Britain faces the prospect of a “hard” Brexit that threatens to further roil markets after a plunge in the pound to multi-year low points this week.
Following Britain’s shock referendum vote on June 23 in favour of exiting the European Union, it was not immediately clear what form the separation would take.
But Prime Minister Theresa May has hinted at a hard Brexit that would see Britain’s departure from the single market, or tariff-free zone, while also ending the free movement of people.
May yesterday said she wanted a Brexit deal that offered “maximum freedom” to operate in Europe’s single market from the outside as well as emphasising the need for control over immigration into Britain.
But European leaders have made it clear that any attempts to limit the influx of EU workers into Britain would mean ejection from the single market.
After May on Sunday set an end-March deadline for the country to start negotiations to leave the European Union, the pound has slumped to 31-year-lows against the dollar and three-year troughs versus the euro.
A study yesterday showed the cost of a hard Brexit for revenues in Britain’s financial services sector could total as much as £38bn ($48bn), risking the loss of up to 75,000 jobs.
A halt to British companies being able to sell services freely across the European single market would result also in a heavy loss of tax revenues, according to the study commissioned by lobbyists The CityUK.
According to Britain’s financial watchdog meanwhile, “passport” rights allowing 5,500 British-based financial firms to operate freely across the European single market are at stake.
Some 8,000 financial firms based elsewhere in the European Union also do business in Britain via passporting, and their rights are likewise threatened, the Financial Conduct Authority revealed last month.
“If Britain wants a hard Brexit, that can be announced now, without negotiation... but it would be dangerous not only for business in the UK but also across Europe,” said Mark Boleat, chairman of City of London Corporation’s policy committee.
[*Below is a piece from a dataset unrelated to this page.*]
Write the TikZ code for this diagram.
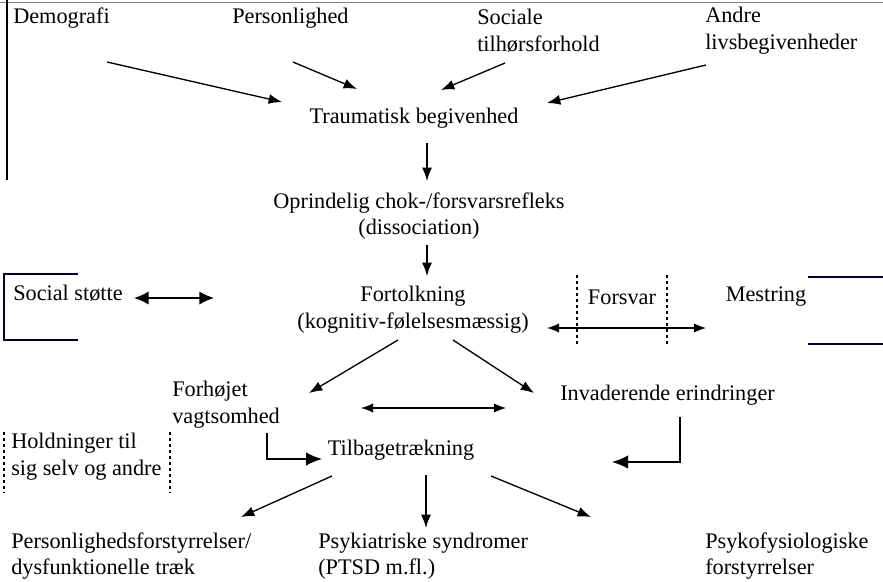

“There would be the introduction of custom and other trade barriers and problems of movement of workers in and out the UK. There is little enthusiasm in business for a hard Brexit,” he said.
The International Monetary Fund on Tuesday cut its 2017 growth forecast for Britain, blaming Brexit, and warned that the damage could be greater if rocky negotiations lead to trade barriers.
But May insists that leaving the EU will provide an opportunity to “reshape” the nation and “bring power home”.
“This is our generation’s moment, to write a new future on the page and to bring power home and to make decisions here in Britain,” May said in a keynote speech at an annual conference of the ruling Conservative Party. Leaving the EU will also give people a chance “to take back control here in Britain, to build an outward-looking trading nation here in Britain,” she said. Her words sound confident but the signs so far have not been good.